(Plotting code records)
-------

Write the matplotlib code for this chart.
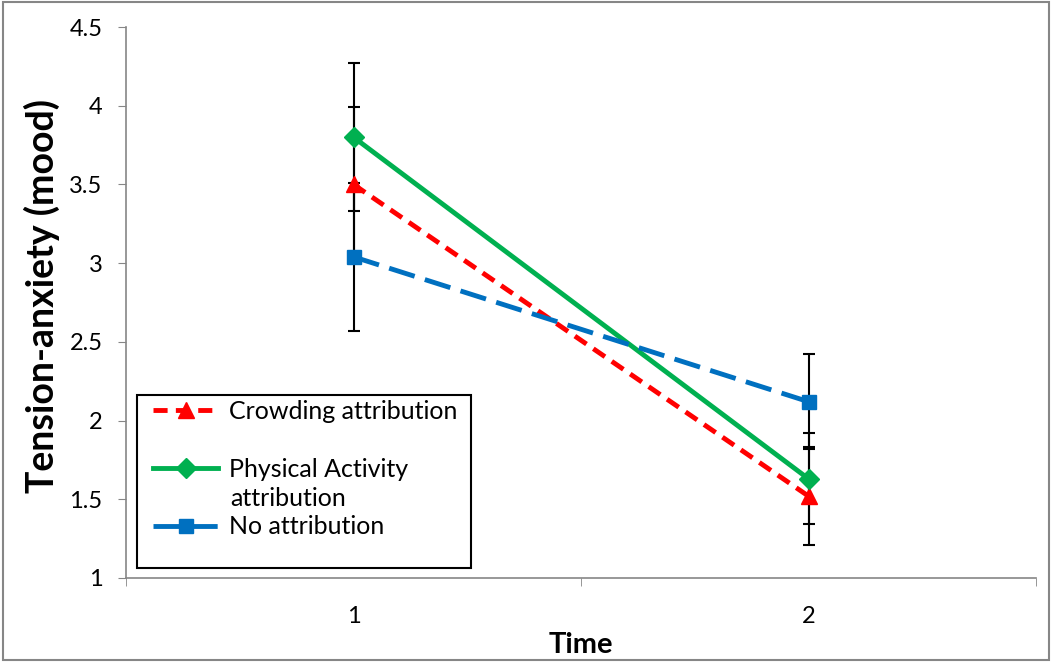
import numpy as np
import matplotlib.pyplot as plt
from matplotlib.patches import Rectangle

plt.rcParams['font.family'] = ['Lato', 'DejaVu Sans']

time = [1, 2]
labels = ['Crowding attribution', 'Physical Activity', 'No attribution']
crowding = [3.50, 1.52]
crowding_err = [0.49, 0.31]
physical = [3.80, 1.63]
physical_err = [0.47, 0.29]
none_attr = [3.04, 2.12]
none_err = [0.47, 0.30]

W, H = 1052, 662
fig = plt.figure(figsize=(W / 100, H / 100), dpi=100)
ax = fig.add_axes([126/W, 1-578/H, 910/W, 551/H])

# error bars first, black
for vals, errs in [(physical, physical_err), (crowding, crowding_err), (none_attr, none_err)]:
    ax.errorbar(time, vals, yerr=errs, fmt='none', ecolor='black', elinewidth=1.5,
                capsize=4.5, capthick=1.5, zorder=2)

l1, = ax.plot(time, crowding, color='#FF0000', ls=(0, (2.9, 1.7)), lw=3.5, marker='^',
              ms=11, label=labels[0], zorder=3)
l2, = ax.plot(time, physical, color='#00B050', ls='-', lw=3.5, marker='D',
              ms=10, label=labels[1], zorder=3)
l3, = ax.plot(time, none_attr, color='#0070C0', ls=(0, (5.5, 2.2)), lw=3.5, marker='s',
              ms=10, label=labels[2], zorder=3)

ax.set_xlim(0.5, 2.5)
ax.set_ylim(1, 4.5)
ax.set_yticks(np.arange(1, 4.51, 0.5))
ax.set_yticklabels(['1', '1.5', '2', '2.5', '3', '3.5', '4', '4.5'])
ax.set_xticks([1, 2])
ax.set_xticks([0.5, 1.5, 2.5], minor=True)
ax.tick_params(axis='x', which='major', length=0, labelsize=17, pad=20)
ax.tick_params(axis='x', which='minor', length=6, color='#868686')
ax.tick_params(axis='y', length=6, color='#868686', labelsize=17, pad=11)

for s in ['top', 'right']:
    ax.spines[s].set_visible(False)
for s in ['left', 'bottom']:
    ax.spines[s].set_color('#868686')
    ax.spines[s].set_linewidth(1.2)

ax.set_xlabel('Time', fontsize=21, fontweight='bold')
ax.xaxis.set_label_coords(0.5, -0.098)
ax.set_ylabel('Tension-anxiety (mood)', fontsize=27, fontweight='bold')
ax.yaxis.set_label_coords(-0.073, 0.512)

# legend frame drawn as a plain box, legend without its own frame on top
box = Rectangle((137/W, 1-568/H), 334/W, 173/H, transform=fig.transFigure, clip_on=False,
                facecolor='white', edgecolor='black', lw=1.5, zorder=4)
ax.add_patch(box)

leg = ax.legend(handles=[l1, l2, l3], loc='upper left', bbox_to_anchor=(153/W, 1-400/H),
                bbox_transform=fig.transFigure, borderaxespad=0, borderpad=0, fontsize=18,
                frameon=False, handlelength=2.6, labelspacing=1.39, handletextpad=0.45)
leg.set_zorder(5)
# second line of the wrapped "Physical Activity attribution" label
ax.text(230/W, 1-498/H, 'attribution', fontsize=18, va='center', ha='left',
        transform=fig.transFigure, zorder=6)

# outer chart border
fig.patches.append(Rectangle((0.003, 0.003), 0.994, 0.994, transform=fig.transFigure,
                             fill=False, edgecolor='#868686', lw=1.5))

fig.savefig('out.png', dpi=100)
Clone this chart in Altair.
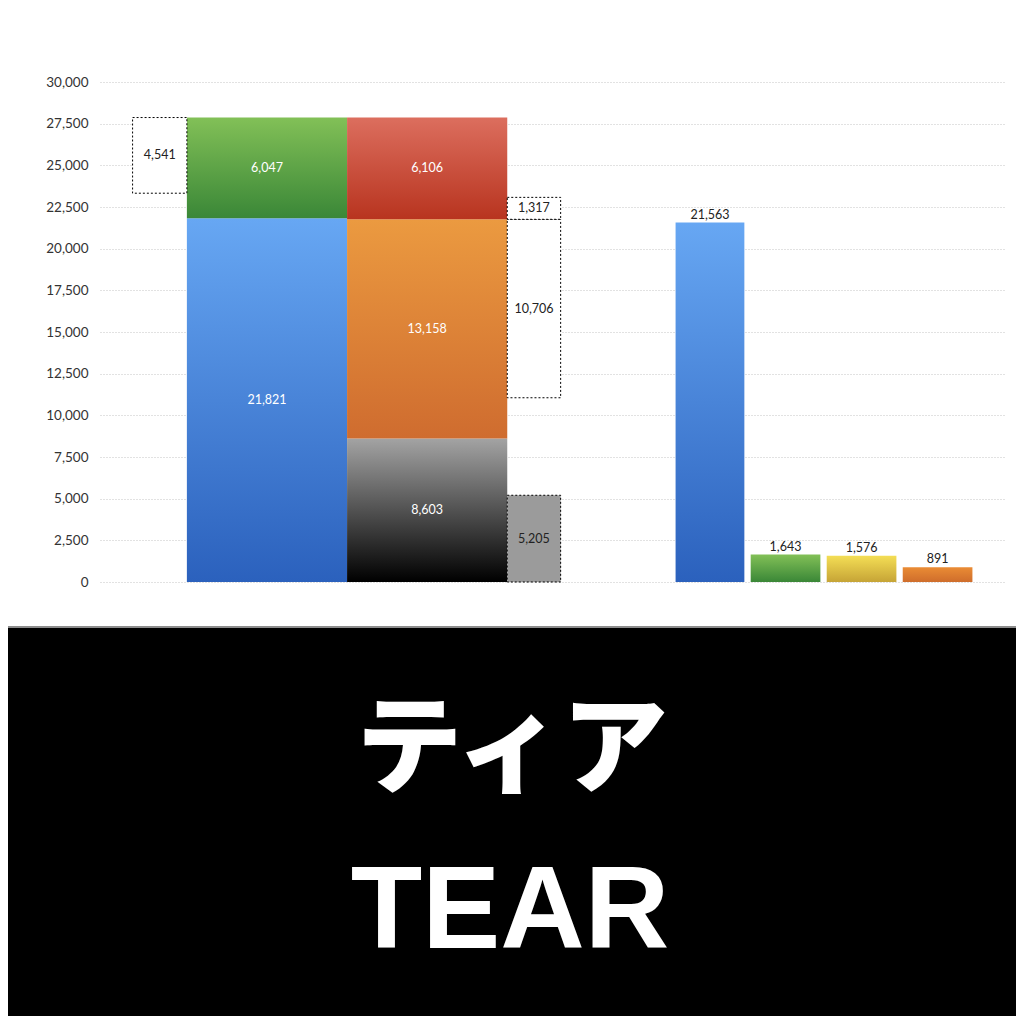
import altair as alt
import pandas as pd

# ---- data ----
stack1_values = [21821, 6047]           # blue, green
stack2_values = [8603, 13158, 6106]     # black, orange, red
left_box_value = 4541
right_box_values = [5205, 10706, 1317]
side_values = [21563, 1643, 1576, 891]
y_ticks = [0, 2500, 5000, 7500, 10000, 12500, 15000, 17500, 20000,
           22500, 25000, 27500, 30000]
title_jp = "ティア"
title_en = "TEAR"

# slot layout along a 0..100 horizontal scale
slot_left_box = (3.6, 9.6)
slot_main1 = (9.6, 27.3)
slot_main2 = (27.3, 45.0)
slot_right_box = (45.0, 50.9)
slot_side = [(63.6, 71.2), (71.9, 79.6), (80.3, 88.0), (88.7, 96.4)]

grad_blue = ("#67a7f3", "#2b61bd")
grad_green = ("#82c057", "#3a8737")
grad_black = ("#a3a3a3", "#000000")
grad_orange = ("#eb9a40", "#cf6c2f")
grad_red = ("#dc6e5e", "#b8341f")
grad_yellow = ("#f4de55", "#c6a436")
grad_orange2 = ("#ea8c34", "#cf6d2c")

W, H = 905, 500
xs = alt.Scale(domain=[0, 100], nice=False)
ys = alt.Scale(domain=[0, 30000], nice=False)
Y_AXIS = alt.Axis(values=y_ticks, format=",d", title=None,
                  labelFontSize=13.5, labelColor="#333333",
                  labelFont="Lato", domain=False, ticks=False,
                  labelPadding=12, grid=True, gridColor="#c4c4c4",
                  gridDash=[1, 2], gridWidth=1)


def X(f):
    return alt.X(f, scale=xs, axis=None)


def Y(f):
    return alt.Y(f, scale=ys, axis=Y_AXIS)


def fmt(v):
    return f"{v:,}"


def grad(c):
    return {"gradient": "linear", "x1": 0, "y1": 0, "x2": 0, "y2": 1,
            "stops": [{"color": c[0], "offset": 0},
                      {"color": c[1], "offset": 1}]}


bars = []  # (x0, x1, y0, y1, label, gradient, label_mode)
cum = 0
for v, g in zip(stack1_values, [grad_blue, grad_green]):
    bars.append((slot_main1[0], slot_main1[1], cum, cum + v, fmt(v), g, "in"))
    cum += v
top1 = cum
cum = 0
for v, g in zip(stack2_values, [grad_black, grad_orange, grad_red]):
    bars.append((slot_main2[0], slot_main2[1], cum, cum + v, fmt(v), g, "in"))
    cum += v
top2_base = stack2_values[0] + stack2_values[1]
for (a, b), v, g in zip(slot_side, side_values,
                        [grad_blue, grad_green, grad_yellow, grad_orange2]):
    bars.append((a, b, 0, v, fmt(v), g, "above"))

boxes = [
    (slot_left_box[0], slot_left_box[1], top1 - left_box_value, top1,
     fmt(left_box_value), "#ffffff"),
    (slot_right_box[0], slot_right_box[1], 0, right_box_values[0],
     fmt(right_box_values[0]), "#9b9b9b"),
    (slot_right_box[0], slot_right_box[1], top2_base - right_box_values[1],
     top2_base, fmt(right_box_values[1]), "#ffffff"),
    (slot_right_box[0], slot_right_box[1], top2_base,
     top2_base + right_box_values[2], fmt(right_box_values[2]), "#ffffff"),
]

layers = []

axis_df = pd.DataFrame({"y": y_ticks, "x": [0] * len(y_ticks)})
layers.append(
    alt.Chart(axis_df).mark_point(opacity=0).encode(x=X("x:Q"), y=Y("y:Q"))
)

for x0, x1, y0, y1, lab, g, mode in bars:
    df = pd.DataFrame({"x0": [x0], "x1": [x1], "y0": [y0], "y1": [y1],
                       "label": [lab], "xm": [(x0 + x1) / 2],
                       "ym": [(y0 + y1) / 2]})
    layers.append(
        alt.Chart(df).mark_bar(fill=grad(g)).encode(
            x=X("x0:Q"), x2="x1:Q", y=Y("y0:Q"), y2="y1:Q")
    )
    if mode == "in":
        layers.append(
            alt.Chart(df).mark_text(color="white", fontSize=12.5, font="Lato").encode(
                x=X("xm:Q"), y=Y("ym:Q"), text="label:N")
        )
    else:
        layers.append(
            alt.Chart(df).mark_text(color="#222222", fontSize=12.5, font="Lato",
                                    baseline="bottom", dy=-1).encode(
                x=X("xm:Q"), y=Y("y1:Q"), text="label:N")
        )

for x0, x1, y0, y1, lab, fill in boxes:
    df = pd.DataFrame({"x0": [x0], "x1": [x1], "y0": [y0], "y1": [y1],
                       "label": [lab], "xm": [(x0 + x1) / 2],
                       "ym": [(y0 + y1) / 2]})
    layers.append(
        alt.Chart(df).mark_rect(fill=fill, stroke="black", strokeWidth=1,
                                strokeDash=[2, 2]).encode(
            x=X("x0:Q"), x2="x1:Q", y=Y("y0:Q"), y2="y1:Q")
    )
    layers.append(
        alt.Chart(df).mark_text(color="#222222", fontSize=12.5, font="Lato").encode(
            x=X("xm:Q"), y=Y("ym:Q"), text="label:N")
    )

# black caption band under the chart
one = pd.DataFrame({"a": [0]})
layers.append(
    alt.Chart(one).mark_rect(fill="black").encode(
        x=alt.value(-100), x2=alt.value(930),
        y=alt.value(546), y2=alt.value(950))
)
layers.append(
    alt.Chart(one).mark_rule(color="#8c8c8c", strokeWidth=2).encode(
        x=alt.value(-100), x2=alt.value(930), y=alt.value(545))
)
cap = pd.DataFrame({"t": [title_jp]})
layers.append(
    alt.Chart(cap).mark_text(color="white", fontSize=106, fontWeight=900,
                             font="Noto Sans CJK JP", baseline="middle",
                             align="center").encode(
        x=alt.value(412), y=alt.value(670), text="t:N")
)
cap2 = pd.DataFrame({"t": [title_en]})
layers.append(
    alt.Chart(cap2).mark_text(color="white", fontSize=117, fontWeight="bold",
                              font="Liberation Sans", baseline="alphabetic",
                              align="center").encode(
        x=alt.value(410), y=alt.value(866), text="t:N")
)

chart = alt.layer(*layers).properties(
    width=W, height=H,
    autosize=alt.AutoSizeParams(type="none"),
    padding={"left": 92, "top": 74, "right": 11, "bottom": 434},
    background="white",
).configure_view(stroke=None)

chart.save("out.html", embed_options={"renderer": "svg", "actions": False})
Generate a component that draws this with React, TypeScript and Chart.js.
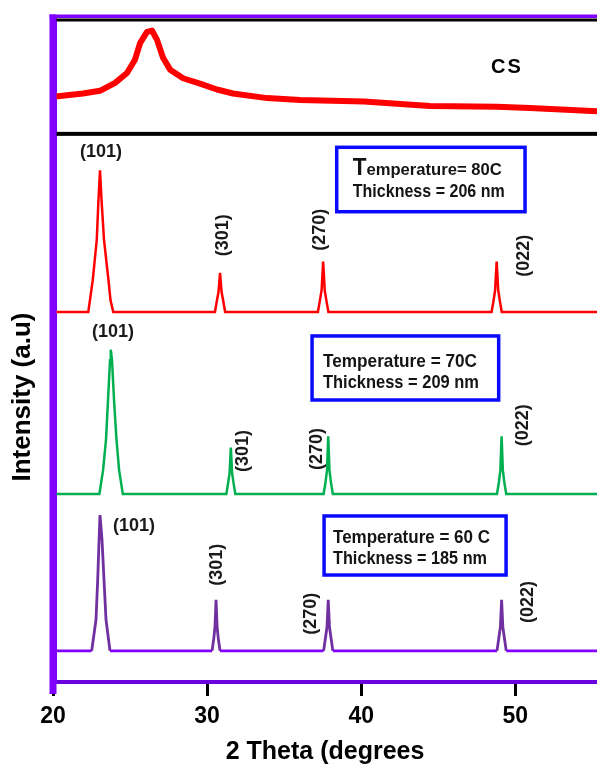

-------

EXERCISE TASK - Pictures stay out. Print the data exactly, from its first line through the line containing "capsize=4.5, capthick=1.5, zorder=2)".

FINISHED TASK -
Write the matplotlib code for this chart.
import numpy as np
import matplotlib.pyplot as plt
from matplotlib.patches import Rectangle

plt.rcParams['font.family'] = ['Lato', 'DejaVu Sans']

time = [1, 2]
labels = ['Crowding attribution', 'Physical Activity', 'No attribution']
crowding = [3.50, 1.52]
crowding_err = [0.49, 0.31]
physical = [3.80, 1.63]
physical_err = [0.47, 0.29]
none_attr = [3.04, 2.12]
none_err = [0.47, 0.30]

W, H = 1052, 662
fig = plt.figure(figsize=(W / 100, H / 100), dpi=100)
ax = fig.add_axes([126/W, 1-578/H, 910/W, 551/H])

# error bars first, black
for vals, errs in [(physical, physical_err), (crowding, crowding_err), (none_attr, none_err)]:
    ax.errorbar(time, vals, yerr=errs, fmt='none', ecolor='black', elinewidth=1.5,
                capsize=4.5, capthick=1.5, zorder=2)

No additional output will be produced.